We have a 4 server setup, 1 master, 3 daisy-chained slaves, in the following setup:
A (master) -> B (slave) -> C (slave) -> D (slave)
(the servers B and C and D are running with log-slave-updates)
In normal operation everything works as expected: if we add new data to A, we see it show up quickly in B and C and D
Now we want to create a failure scenario — we shutdown A and want to make B the new master:
B (master) -> C (slave) -> D (slave)
It seems like what we want to do is fairly simple — switch B from Slave to Master
We are trying to follow the documentation "Switching Sources During Failover" https://dev.mysql.com/doc/refman/8.0/en/replication-solutions-switch.html
The doc says " On the replica Replica 1 being promoted to become the source, issue STOP REPLICA | SLAVE and RESET MASTER."

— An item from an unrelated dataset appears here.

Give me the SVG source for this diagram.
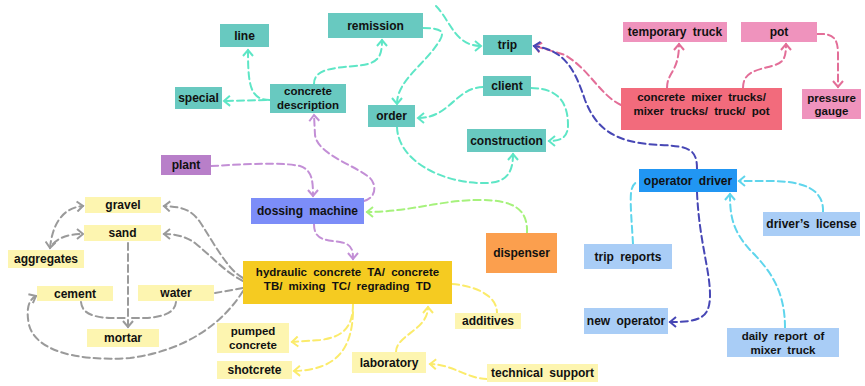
<svg xmlns="http://www.w3.org/2000/svg" width="865" height="386" viewBox="0 0 865 386">
  <style>
    .n text { font-family: "Liberation Sans", Arial, sans-serif; font-weight: bold; font-size: 12px; fill: #111; text-anchor: middle; word-spacing: 3px; }
    .n text.two { font-size: 11.5px; }
    .teal rect { fill: #68c9c0; }
    .pinkl rect { fill: #ef93bd; }
    .red rect { fill: #f26b7c; }
    .purple rect { fill: #b87fc9; }
    .blue rect { fill: #7c8df8; }
    .gold rect { fill: #f5cb21; }
    .pale rect { fill: #fdf5b0; }
    .orange rect { fill: #fb9f4e; }
    .op rect { fill: #2196f3; }
    .lblue rect { fill: #a9cdf6; }
    #edges path { fill: none; stroke-width: 2; stroke-dasharray: 7 4; stroke-linecap: round; }
    .e-teal { stroke: #5ee6c6; }
    .e-pink { stroke: #e36e98; }
    .e-purple { stroke: #c38fd6; }
    .e-green { stroke: #a6f27c; }
    .e-yellow { stroke: #fbeb6b; }
    .e-gray { stroke: #9a9a9a; }
    .e-navy { stroke: #4747b5; }
    .e-cyan { stroke: #5fd5ec; }
  </style>
  <defs>
    <marker id="a-teal" viewBox="-8 -6 10 12" refX="0" refY="0" markerWidth="10" markerHeight="12" markerUnits="userSpaceOnUse" orient="auto"><path d="M-6,-5 L0,0 L-6,5" fill="none" stroke="#5ee6c6" stroke-width="2"/></marker>
    <marker id="a-pink" viewBox="-8 -6 10 12" refX="0" refY="0" markerWidth="10" markerHeight="12" markerUnits="userSpaceOnUse" orient="auto"><path d="M-6,-5 L0,0 L-6,5" fill="none" stroke="#e36e98" stroke-width="2"/></marker>
    <marker id="a-purple" viewBox="-8 -6 10 12" refX="0" refY="0" markerWidth="10" markerHeight="12" markerUnits="userSpaceOnUse" orient="auto"><path d="M-6,-5 L0,0 L-6,5" fill="none" stroke="#c38fd6" stroke-width="2"/></marker>
    <marker id="a-green" viewBox="-8 -6 10 12" refX="0" refY="0" markerWidth="10" markerHeight="12" markerUnits="userSpaceOnUse" orient="auto"><path d="M-6,-5 L0,0 L-6,5" fill="none" stroke="#a6f27c" stroke-width="2"/></marker>
    <marker id="a-yellow" viewBox="-8 -6 10 12" refX="0" refY="0" markerWidth="10" markerHeight="12" markerUnits="userSpaceOnUse" orient="auto"><path d="M-6,-5 L0,0 L-6,5" fill="none" stroke="#fbeb6b" stroke-width="2"/></marker>
    <marker id="a-gray" viewBox="-8 -6 10 12" refX="0" refY="0" markerWidth="10" markerHeight="12" markerUnits="userSpaceOnUse" orient="auto"><path d="M-6,-5 L0,0 L-6,5" fill="none" stroke="#9a9a9a" stroke-width="2"/></marker>
    <marker id="a-gray-s" viewBox="-8 -6 10 12" refX="0" refY="0" markerWidth="10" markerHeight="12" markerUnits="userSpaceOnUse" orient="auto-start-reverse"><path d="M-6,-5 L0,0 L-6,5" fill="none" stroke="#9a9a9a" stroke-width="2"/></marker>
    <marker id="a-navy" viewBox="-8 -6 10 12" refX="0" refY="0" markerWidth="10" markerHeight="12" markerUnits="userSpaceOnUse" orient="auto"><path d="M-6,-5 L0,0 L-6,5" fill="none" stroke="#4747b5" stroke-width="2"/></marker>
    <marker id="a-cyan" viewBox="-8 -6 10 12" refX="0" refY="0" markerWidth="10" markerHeight="12" markerUnits="userSpaceOnUse" orient="auto"><path d="M-6,-5 L0,0 L-6,5" fill="none" stroke="#5fd5ec" stroke-width="2"/></marker>
  </defs>

  <g id="edges">
    <!-- teal -->
    <path class="e-teal" d="M270,100 C250,100 248,85 248,50" marker-end="url(#a-teal)"/>
    <path class="e-teal" d="M266,100 L224,101" marker-end="url(#a-teal)"/>
    <path class="e-teal" d="M314,84 C314,70 330,68 355,66 C378,64 382,58 382,40" marker-end="url(#a-teal)"/>
    <path class="e-teal" d="M423,28 C438,28 446,30 440,40 C425,65 397,80 397,104" marker-end="url(#a-teal)"/>
    <path class="e-teal" d="M436,6 C450,20 455,46 481,46" marker-end="url(#a-teal)"/>
    <path class="e-teal" d="M483,87 C455,88 450,118 418,118" marker-end="url(#a-teal)"/>
    <path class="e-teal" d="M531,88 C560,88 568,105 568,125 C568,138 560,141 549,141" marker-end="url(#a-teal)"/>
    <path class="e-teal" d="M397,127 C398,160 440,182 480,183 C505,184 513,175 513,154" marker-end="url(#a-teal)"/>
    <!-- purple -->
    <path class="e-purple" d="M211,166 C250,164 280,162 300,166 C312,170 313,180 313,196" marker-end="url(#a-purple)"/>
    <path class="e-purple" d="M364,201 C376,198 377,185 370,178 C355,165 318,155 315,135 L314,115" marker-end="url(#a-purple)"/>
    <path class="e-purple" d="M314,224 C314,240 325,240 340,242 C352,244 353,250 353,259" marker-end="url(#a-purple)"/>
    <!-- green -->
    <path class="e-green" d="M527,233 C528,210 515,200 480,200 C440,200 410,212 367,212" marker-end="url(#a-green)"/>
    <!-- pink -->
    <path class="e-pink" d="M667,88 C667,72 679,72 679,44" marker-end="url(#a-pink)"/>
    <path class="e-pink" d="M743,88 C743,70 760,70 775,65 C785,62 786,55 786,44" marker-end="url(#a-pink)"/>
    <path class="e-pink" d="M817,34 C835,33 838,40 838,55 L838,87" marker-end="url(#a-pink)"/>
    <path class="e-pink" d="M621,105 C600,95 590,70 565,55 L535,46" marker-end="url(#a-pink)"/>
    <!-- navy -->
    <path class="e-navy" d="M697,169 C697,150 690,146 660,145 C610,143 595,125 585,100 C575,70 565,50 534,46" marker-end="url(#a-navy)"/>
    <path class="e-navy" d="M697,192 C699,240 710,270 710,295 C710,318 700,322 670,322" marker-end="url(#a-navy)"/>
    <!-- cyan -->
    <path class="e-cyan" d="M633,244 C632,225 630,205 631,193 C632,185 635,182 639,182"/>
    <path class="e-cyan" d="M823,212 C824,190 805,181 770,181 L739,181" marker-end="url(#a-cyan)"/>
    <path class="e-cyan" d="M785,328 C785,290 770,270 750,250 C732,230 730,215 730,194" marker-end="url(#a-cyan)"/>
    <!-- gray -->
    <path class="e-gray" d="M243,278 C228,270 215,245 200,222 C190,208 180,207 164,206" marker-end="url(#a-gray)"/>
    <path class="e-gray" d="M243,281 C225,272 210,255 195,243 C185,236 175,234 164,234" marker-end="url(#a-gray)"/>
    <path class="e-gray" d="M243,288 L215,293"/>
    <path class="e-gray" d="M243,291 C225,320 190,350 130,358 C70,362 35,348 29,325 C26,310 28,300 36,296" marker-end="url(#a-gray)"/>
    <path class="e-gray" d="M50,248 C52,228 60,208 83,206" marker-start="url(#a-gray-s)" marker-end="url(#a-gray)"/>
    <path class="e-gray" d="M53,244 C58,238 68,234 83,234" marker-end="url(#a-gray)"/>
    <path class="e-gray" d="M128,243 L128,327" marker-end="url(#a-gray)"/>
    <path class="e-gray" d="M81,302 C82,312 90,317 110,318 L128,318"/>
    <path class="e-gray" d="M176,302 C175,312 165,317 145,318 L128,318"/>
    <!-- yellow -->
    <path class="e-yellow" d="M353,304 C353,325 345,337 320,340 L292,342" marker-end="url(#a-yellow)"/>
    <path class="e-yellow" d="M353,312 C352,345 340,370 294,371" marker-end="url(#a-yellow)"/>
    <path class="e-yellow" d="M452,284 C475,286 497,295 497,313"/>
    <path class="e-yellow" d="M396,352 C396,335 428,330 428,307" marker-end="url(#a-yellow)"/>
    <path class="e-yellow" d="M487,379 C465,378 455,365 430,364" marker-end="url(#a-yellow)"/>
  </g>

  <g id="line" class="n teal"><rect x="220" y="24" width="49" height="23"/><text x="244.5" y="40">line</text></g>
  <g id="remission" class="n teal"><rect x="328" y="13" width="95" height="25"/><text x="375.5" y="30">remission</text></g>
  <g id="special" class="n teal"><rect x="175" y="87" width="47" height="22"/><text x="198.5" y="102">special</text></g>
  <g id="concrete-description" class="n teal"><rect x="270" y="84" width="76" height="29"/><text class="two" x="308" y="95">concrete</text><text class="two" x="308" y="108.5">description</text></g>
  <g id="order" class="n teal"><rect x="368" y="105" width="47" height="22"/><text x="391.5" y="120">order</text></g>
  <g id="trip" class="n teal"><rect x="483" y="35" width="49" height="20"/><text x="507.5" y="49">trip</text></g>
  <g id="client" class="n teal"><rect x="483" y="76" width="48" height="20"/><text x="507" y="90">client</text></g>
  <g id="construction" class="n teal"><rect x="467" y="129" width="79" height="23"/><text x="506.5" y="144.5">construction</text></g>

  <g id="temporary-truck" class="n pinkl"><rect x="623" y="22" width="104" height="20"/><text x="675" y="36">temporary truck</text></g>
  <g id="pot" class="n pinkl"><rect x="741" y="22" width="76" height="20"/><text x="779" y="36">pot</text></g>
  <g id="mixer-trucks" class="n red"><rect x="621" y="88" width="161" height="42"/><text class="two" x="701.5" y="101">concrete mixer trucks/</text><text class="two" x="701.5" y="114.5">mixer trucks/ truck/ pot</text></g>
  <g id="pressure-gauge" class="n pinkl"><rect x="802" y="89" width="59" height="30"/><text class="two" x="831.5" y="101.5">pressure</text><text class="two" x="831.5" y="115">gauge</text></g>

  <g id="plant" class="n purple"><rect x="161" y="155" width="50" height="20"/><text x="186" y="169">plant</text></g>
  <g id="dossing-machine" class="n blue"><rect x="251" y="198" width="113" height="26"/><text x="307.5" y="215">dossing machine</text></g>
  <g id="dispenser" class="n orange"><rect x="486" y="233" width="71" height="40"/><text x="521.5" y="257">dispenser</text></g>

  <g id="hydraulic" class="n gold"><rect x="243" y="261" width="209" height="43"/><text class="two" x="347.5" y="276">hydraulic concrete TA/ concrete</text><text class="two" x="347.5" y="289.5">TB/ mixing TC/ regrading TD</text></g>
  <g id="gravel" class="n pale"><rect x="85" y="197" width="76" height="16"/><text x="123" y="209">gravel</text></g>
  <g id="sand" class="n pale"><rect x="84" y="225" width="77" height="16"/><text x="122.5" y="237">sand</text></g>
  <g id="aggregates" class="n pale"><rect x="8" y="250" width="76" height="18"/><text x="46" y="263">aggregates</text></g>
  <g id="cement" class="n pale"><rect x="37" y="286" width="76" height="15"/><text x="75" y="297.5">cement</text></g>
  <g id="water" class="n pale"><rect x="138" y="285" width="76" height="16"/><text x="176" y="297">water</text></g>
  <g id="mortar" class="n pale"><rect x="87" y="329" width="72" height="18"/><text x="123" y="342">mortar</text></g>
  <g id="pumped-concrete" class="n pale"><rect x="217" y="323" width="72" height="30"/><text class="two" x="253" y="335">pumped</text><text class="two" x="253" y="348.5">concrete</text></g>
  <g id="shotcrete" class="n pale"><rect x="217" y="361" width="75" height="18"/><text x="254.5" y="374">shotcrete</text></g>
  <g id="additives" class="n pale"><rect x="455" y="313" width="66" height="16"/><text x="488" y="325">additives</text></g>
  <g id="laboratory" class="n pale"><rect x="352" y="352" width="74" height="21"/><text x="389" y="366.5">laboratory</text></g>
  <g id="technical-support" class="n pale"><rect x="487" y="364" width="111" height="18"/><text x="542.5" y="377">technical support</text></g>

  <g id="operator-driver" class="n op"><rect x="639" y="169" width="98" height="23"/><text x="688" y="184.5">operator driver</text></g>
  <g id="drivers-license" class="n lblue"><rect x="763" y="212" width="97" height="24"/><text x="811.5" y="228">driver’s license</text></g>
  <g id="trip-reports" class="n lblue"><rect x="584" y="244" width="88" height="25"/><text x="628" y="260.5">trip reports</text></g>
  <g id="new-operator" class="n lblue"><rect x="584" y="308" width="84" height="26"/><text x="626" y="325">new operator</text></g>
  <g id="daily-report" class="n lblue"><rect x="727" y="328" width="112" height="29"/><text class="two" x="783" y="340">daily report of</text><text class="two" x="783" y="353.5">mixer truck</text></g>
</svg>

So if we’re reading correctly, to switch B from Slave to Master all we have to do is run:
STOP SLAVE RESET MASTER
Running "STOP SLAVE" causes no issues, but running "RESET MASTER" breaks the replication to downstream staves C and D. This is the error on C:
Last_IO_Error: Got fatal error 1236 from master when reading data from binary log: 'Client requested master to start replication from position > file size'
So what is the point of "RESET MASTER" and why does it break the chain? Is there any harm in omitting it/how does one properly do a failover in MySQL chain replication?